Governance, expertise, and the ‘culture of care’: The changing constitutions of laboratory animal research in Britain, 1876–2000

Author
Robert G W Kirk and Dmitriy Myelnikov
Publication date

This article examines why early twenty-first century animal research governance in Britain foregrounds the ‘culture of care’ as its key problem. It adopts a historical perspective to understand why the regulation of animal research became primarily a problem of ‘culture’, a term firmly associated with the social relations of animal research, at this time and not before. Drawing on the theoretical insights of Sheila Jasanoff, Stephen Hilgartner and others, we contrast the British regulatory framework under the Cruelty to Animals Act (1876), which established statutory regulation of animal research for the first time in the world, with its successor the Animals (Scientific Procedures) Act 1986 (ASPA), in an attempt to chart two closely related yet distinct ‘constitutions’ of animal research each shaped by a historically situated sociotechnical imaginary. Across this longue durée, many concerns remained consistent yet inevitably, as the biomedical sciences transformed in scale and scope, new concerns emerged.
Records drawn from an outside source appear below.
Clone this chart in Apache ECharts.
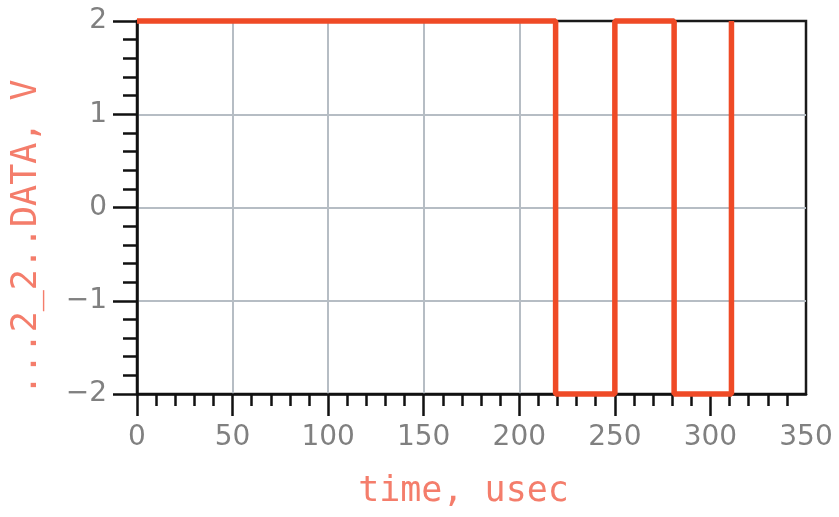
<!DOCTYPE html>
<html>
<head>
<meta charset="utf-8">
<script src="https://cdn.jsdelivr.net/npm/echarts@6/dist/echarts.min.js"></script>
<style>html,body{margin:0;padding:0;background:#fff;}#chart{width:839px;height:517px;}</style>
</head>
<body>
<div id="chart"></div>
<script>
// Step signal: transition times (usec) and the level reached at each time (V)
var times = [0, 219, 250, 281, 311];
var levels = [2, -2, 2, -2, 2];
var xTicks = [0, 50, 100, 150, 200, 250, 300, 350];
var xMajorTickMarks = [0, 50, 100, 150, 200, 250, 300];
var yTicks = [-2, -1, 0, 1, 2];
var xTitle = 'time, usec';
var yTitle = '...2_2..DATA, V';

var data = times.map(function (t, i) { return [t, levels[i]]; });

var chart = echarts.init(document.getElementById('chart'));
function fmt(v) { return String(v).replace('-', '\u2212'); }
var labelFont = { fontFamily: 'DejaVu Sans', fontSize: 28, color: '#808080', formatter: fmt };
chart.setOption({
  animation: false,
  backgroundColor: '#fff',
  grid: { left: 137, right: 33, top: 21, bottom: 123, outerBoundsMode: 'none', containLabel: false, show: true, borderColor: '#1a1a1a', borderWidth: 2.5, backgroundColor: 'transparent' },
  xAxis: {
    type: 'value', min: xTicks[0], max: xTicks[xTicks.length - 1], interval: 50,
    name: xTitle, nameLocation: 'middle', nameGap: 80,
    nameTextStyle: { fontFamily: 'DejaVu Sans Mono', fontSize: 35, color: '#f47d6b', padding: [0, 16, 0, 0] },
    axisLine: { onZero: false, lineStyle: { color: '#111', width: 2.5 } },
    axisTick: { length: 22, customValues: xMajorTickMarks, lineStyle: { color: '#111', width: 2.5 } },
    minorTick: { show: true, splitNumber: 5, length: 12, lineStyle: { color: '#111', width: 2.5 } },
    axisLabel: Object.assign({ margin: 30 }, labelFont),
    splitLine: { show: true, showMinLine: false, showMaxLine: false, lineStyle: { color: '#b6bdc4', width: 2 } }
  },
  yAxis: {
    type: 'value', min: yTicks[0], max: yTicks[yTicks.length - 1], interval: 1,
    name: yTitle, nameLocation: 'middle', nameGap: 93, nameRotate: 90,
    nameTextStyle: { fontFamily: 'DejaVu Sans Mono', fontSize: 35, color: '#f47d6b', padding: [0, 60, 0, 0] },
    axisLine: { onZero: false, lineStyle: { color: '#111', width: 2.5 } },
    axisTick: { length: 24, lineStyle: { color: '#111', width: 2.5 } },
    minorTick: { show: true, splitNumber: 5, length: 14, lineStyle: { color: '#111', width: 2.5 } },
    axisLabel: Object.assign({ margin: 30 }, labelFont),
    splitLine: { show: true, showMinLine: false, showMaxLine: false, lineStyle: { color: '#b6bdc4', width: 2 } }
  },
  series: [{
    type: 'line', data: data, step: 'end', showSymbol: false, clip: false,
    lineStyle: { color: '#ef4a26', width: 5.5 }
  }]
});
</script>
</body>
</html>
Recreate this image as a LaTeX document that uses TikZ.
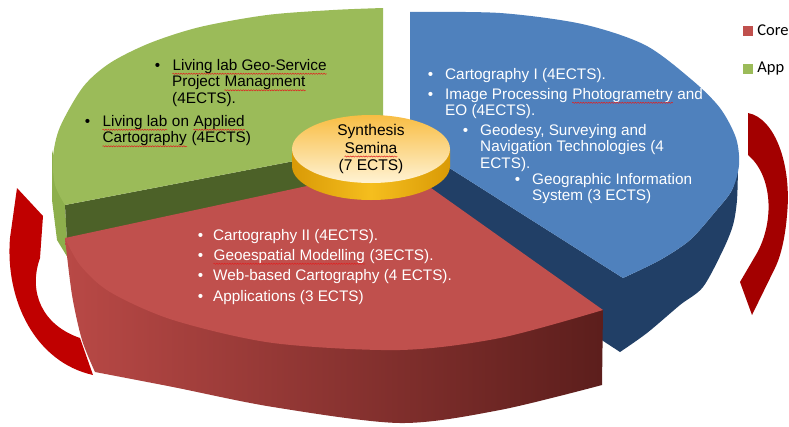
\documentclass[tikz,border=0pt]{standalone}
\usepackage{fontspec}
\setmainfont{Liberation Sans}
\newfontfamily\legendfont{Carlito}
\usetikzlibrary{positioning,decorations.pathmorphing}
\definecolor{greentop}{HTML}{9BBB59}
\definecolor{greenrim}{HTML}{8DAF4C}
\definecolor{greencut}{HTML}{4C6128}
\definecolor{bluetop}{HTML}{4F81BD}
\definecolor{blueside}{HTML}{213F66}
\definecolor{redtop}{HTML}{C0504D}
\definecolor{redsideA}{HTML}{B94946}
\definecolor{redsideB}{HTML}{5C1E1C}
\definecolor{goldA}{HTML}{D99A06}
\definecolor{goldB}{HTML}{F5BE1E}
\definecolor{goldtop}{HTML}{F8BD43}
\definecolor{goldlight}{HTML}{FFF3D4}
\definecolor{arrowred}{HTML}{C00000}
\definecolor{spellred}{HTML}{E02020}
\tikzset{item/.style={font=\fontsize{15.3}{16.5}\selectfont,align=left,inner sep=0pt,anchor=north west},
  white item/.style={item,text=white},
  key/.style={minimum size=10pt,inner sep=0pt},
  legend/.style={font=\legendfont\fontsize{16.5}{18}\selectfont,inner sep=0pt},
  wave/.style={spellred,line width=0.5pt,decorate,decoration={snake,amplitude=0.6pt,segment length=2.6pt}},}
\newcommand{\bul}[1]{\llap{\textbullet\hspace{#1}}}
\newcommand{\spell}[2][black]{\tikz[baseline=(w.base)]{\node[anchor=base west,inner sep=0pt,text=#1] (w) at (0,0) {#2};
  \draw[wave] ([yshift=-3.5pt]w.base west) -- ([yshift=-3.5pt]w.base east);}}

\begin{document}
\begin{tikzpicture}[x=1pt,y=-1pt]
	\useasboundingbox (0,0) rectangle (789,426);
	\clip (0,0) rectangle (789,426);

	% green slice
	\fill[greenrim] (52,150) -- (65,205) -- (68,258) -- (57,240) -- (52,200) -- cycle;
	\fill[greencut] (65,205) -- (383,144) -- (383,214) -- (68,258) -- cycle;
	\fill[greentop] (383,8) -- (383,144) -- (65,205) -- plot[smooth] coordinates {(65,205) (55,185) (53,157) (60,127) (83,87) (110,63) (150,43) (200,27) (267,15) (333,10) (383,8)} -- cycle;

	% blue slice
	\fill[blueside] (410,143) -- (623,278) -- plot[smooth] coordinates {(623,278) (660,260) (690,240) (715,212) (732,190) (738,165)}
	  -- plot[smooth] coordinates {(738,165) (737,200) (733,225) (723,250) (703,287) (680,305) (647,333) (620,352)} -- (410,215) -- cycle;
	\fill[bluetop] (410,12) -- (410,143) -- (623,278) -- plot[smooth] coordinates {(623,278) (660,260) (690,240) (715,212) (732,190) (739,165) (736,138) (720,108) (692,80) (645,45) (582,24) (500,13) (410,12)} -- cycle;

	% red slice
	\shade[left color=redsideA,right color=redsideB] (65,238) -- (603,310) -- (602,385)
	  -- plot[smooth] coordinates {(602,385) (500,410) (400,423) (273,407) (173,387) (95,372)}
	  -- plot[smooth] coordinates {(95,372) (82,340) (72,295) (65,238)} -- cycle;
	\fill[redtop] (65,238) -- (400,166) -- (603,310) -- plot[smooth] coordinates {(603,310) (500,338) (400,350) (273,343) (173,320) (110,292) (80,265) (65,238)} -- cycle;

	% centre
	\shade[left color=goldA,right color=goldA,middle color=goldB] (371,166) ellipse [x radius=79,y radius=34];
	\shade[left color=goldA,right color=goldA,middle color=goldB] (292,149) rectangle (450,166);
	\shade[top color=goldtop,bottom color=goldlight] (371,149) ellipse [x radius=79,y radius=34];
	\node[item,anchor=center,align=center,font=\fontsize{15.5}{17.5}\selectfont] (syn) at (371,149) {Synthesis\\\spell{Semina}\\(7 ECTS)};

	% texts
	\node[item] (g1) at (172,59) {\bul{12pt}\spell{Living lab Geo-Service}\\Project \spell{Managment}\\(4ECTS).};
	\node[item] (g2) at (102,115) {\bul{12pt}\spell{Living lab} on \spell{Applied}\\\spell{Cartography} (4ECTS)};

	\node[white item] (b1) at (445,68) {\bul{12pt}Cartography I (4ECTS).};
	\node[white item] (b2) at (445,88) {\bul{12pt}Image Processing \spell[white]{Photogrametry} and\\EO (4ECTS).};
	\node[white item] (b3) at (480,124) {\bul{12pt}Geodesy, Surveying and\\Navigation Technologies (4\\ECTS).};
	\node[white item] (b4) at (532,173) {\bul{12pt}Geographic Information\\System (3 ECTS)};

	\node[white item] (r1) at (213,229) {\bul{10pt}Cartography II (4ECTS).};
	\node[white item] (r2) at (213,249) {\bul{10pt}\spell[white]{Geoespatial Modelling} (3ECTS).};
	\node[white item] (r3) at (213,269) {\bul{10pt}Web-based Cartography (4 ECTS).};
	\node[white item] (r4) at (213,290) {\bul{10pt}Applications (3 ECTS)};

	% arrows
	\fill[arrowred] (17,188) -- (43,216) -- (40,258) .. controls (28,292) and (42,325) .. (80,338) -- (93,375) .. controls (35,362) and (5,300) .. (10,238) -- cycle;
	\fill[arrowred!85!black] (748,113) .. controls (775,118) and (792,165) .. (787,215) .. controls (785,240) and (780,258) .. (775,268) -- (752,315) -- (740,282) -- (757,253) .. controls (775,220) and (772,175) .. (748,155) -- cycle;

	% legend
	\node[key,fill=redtop] (corekey) at (748,30.5) {};
	\node[legend,right=4pt of corekey] (core) {Core};
	\node[key,fill=greentop] (appkey) at (748,68.5) {};
	\node[legend,right=4pt of appkey] (app) {App};
\end{tikzpicture}
\end{document}
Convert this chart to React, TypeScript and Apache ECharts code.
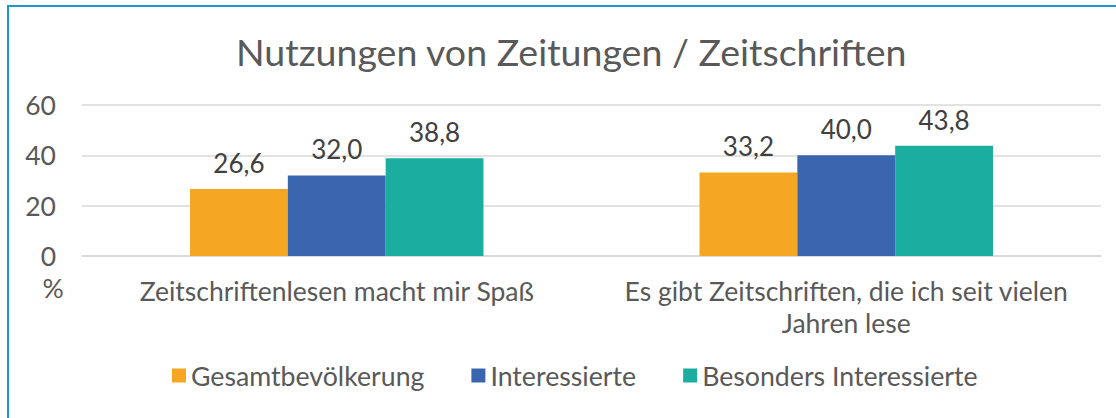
import React, { useEffect, useRef } from "react";
import * as echarts from "echarts";

const categories = [
  "Zeitschriftenlesen macht mir Spaß",
  "Es gibt Zeitschriften, die ich seit vielen\nJahren lese",
];
const seriesNames = ["Gesamtbevölkerung", "Interessierte", "Besonders Interessierte"];
const gesamt = [26.6, 33.2];
const interessierte = [32.0, 40.0];
const besonders = [38.8, 43.8];
const colors = ["#F5A623", "#3A66B0", "#1BAEA0"];
const yTicks = [0, 20, 40, 60];

export default function App() {
  const ref = useRef<HTMLDivElement>(null);
  useEffect(() => {
    if (!ref.current) return;
    const chart = echarts.init(ref.current, null, { renderer: "svg" });
    const font = "Lato";
    const values = [gesamt, interessierte, besonders];
    chart.setOption({
      animation: false,
      textStyle: { fontFamily: font },
      title: {
        text: "Nutzungen von Zeitungen / Zeitschriften",
        left: 231,
        top: 27,
        textStyle: { fontFamily: font, fontSize: 37.5, fontWeight: "normal", color: "#595959" },
      },
      legend: {
        data: seriesNames,
        bottom: 24,
        left: 167,
        itemWidth: 14,
        itemHeight: 14,
        itemGap: 47,
        icon: "rect",
        textStyle: { fontFamily: font, fontSize: 26.7, color: "#595959" },
      },
      grid: { left: 82, right: 15, top: 105, bottom: 162, containLabel: false },
      xAxis: {
        type: "category",
        data: categories,
        axisLine: { lineStyle: { color: "#d9d9d9", width: 1.5 } },
        axisTick: { show: false },
        axisLabel: {
          fontFamily: font,
          fontSize: 26.5,
          color: "#595959",
          margin: 19,
          lineHeight: 32,
          interval: 0,
        },
      },
      yAxis: {
        type: "value",
        min: yTicks[0],
        max: yTicks[yTicks.length - 1],
        interval: 20,
        axisLine: { show: false },
        axisTick: { show: false },
        splitLine: { lineStyle: { color: "#d9d9d9", width: 1.5 } },
        axisLabel: { fontFamily: font, fontSize: 26.5, color: "#595959", margin: 26 },
      },
      graphic: [
        {
          type: "rect",
          shape: { x: 8, y: 6, width: 1300, height: 600 },
          style: { fill: "none", stroke: "#1E96D6", lineWidth: 2 },
          silent: true,
        },
        {
          type: "text",
          x: 53,
          y: 288,
          style: {
            text: "%",
            fontFamily: font,
            fontSize: 26.5,
            fill: "#595959",
            align: "center",
            verticalAlign: "middle",
          },
        },
      ],
      series: seriesNames.map((name, i) => ({
        name,
        type: "bar",
        data: values[i],
        barGap: "0%",
        barCategoryGap: "42.4%",
        itemStyle: { color: colors[i] },
        label: {
          show: true,
          position: "top",
          distance: 13,
          fontFamily: font,
          fontSize: 26,
          color: "#404040",
          formatter: (p: any) => p.value.toFixed(1).replace(".", ","),
        },
      })),
    });
    return () => chart.dispose();
  }, []);
  return (
    <div
      ref={ref}
      style={{ position: "absolute", left: 0, top: 0, width: 1116, height: 418, background: "#fff" }}
    />
  );
}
Animal care, at least as far as it entailed a commitment to the prevention of animal suffering, was a prominent feature of animal research governance across the period. However, a concern for the culture and social relations of animal research emerged only in the latter half of the twentieth century. We account for this change primarily through a gradual distribution of responsibility for animal research from a single coherent community with broadly shared expertise (‘scientists’ with experience of animal research) to a diversified community of multiple experience and skillsets which included, importantly, a more equitable inclusion of animal welfare as a form of expertise with direct relevance to animal research. We conclude that animal research governance could only become conceived as a problem of ‘culture’ and thus social relations when responsibility for care and animal welfare was distributed across a differentiated community, in which diverse forms of expertise were required for the practice of humane animal research.